Kayu gelam, kayu ini begitu populer sebagai stegeratau perancah untuk konstruksi beton. Kayu ini pun lazim digunakan sebagai bahan pembuatan kapal dan perahu karena sifatnya yang tahan air.
Di Sumatra Selatan yang merupakan daerah rawa, tanaman kayu gelam banyak tumbuh. Sejauh ini, kayu gelam kebanyakan digunakan sebagai kayu penopang sementara dalam pengerjaan konstruksi bangunan dan dibuang begitu saja setelahnya. Sisa kayu gelam ini sebenarnya dapat digunakan sebagai bahan baku briket arang.
Masagus Haidir Tamimi melihat potensi tersebut. Ia pun mempelajari cara membuat briket arang kayu gelam dengan melakukan perbandingan adonan arang dengan perekat tepung sagu yang berbeda.
Briket dengan kualitas yang baik memiliki tekstur yang halus, tidak mudah pecah, keras, aman bagi manusia dan lingkungan dan juga memiliki sifat-sifat penyalaan yang baik (mudah menyala, waktu nyala cukup lama, tidak banyak berasap).
Syamsiro dan Saptoadi (2007) mengatakan ada beberapa faktor yang mempengaruhi nilai kalor briket:
(1) laju pembakaran briket semakin tinggi dengan tingginya kandungan senyawa yang mudah menguap (Volatil matter)

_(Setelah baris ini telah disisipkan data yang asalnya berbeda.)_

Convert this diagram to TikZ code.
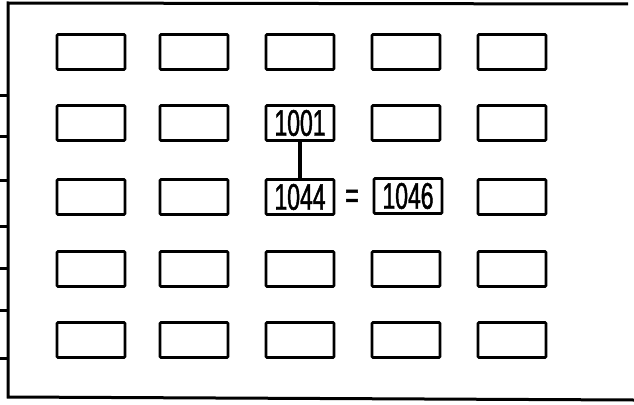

(2) Briket dengan nilai kalor yang tinggi dapat mencapai suhu pembakaran yang tinggi dan pencapaian suhu optimumnya cukup lama
(3) Semakin besar kerapatan briket maka semakin lambat laju pembakaran yang terjadi. Namun semakin besar kerapatan biobriket menyebabkan semakin tinggi pula nilai kalornya.
Standar kualitas secara baku untuk briket arang Indonesia mengacu pada Standar Nasional Indonesia (SNI) dan juga mengacu pada sifat briket arang buatan Jepang, Inggris, dan USA.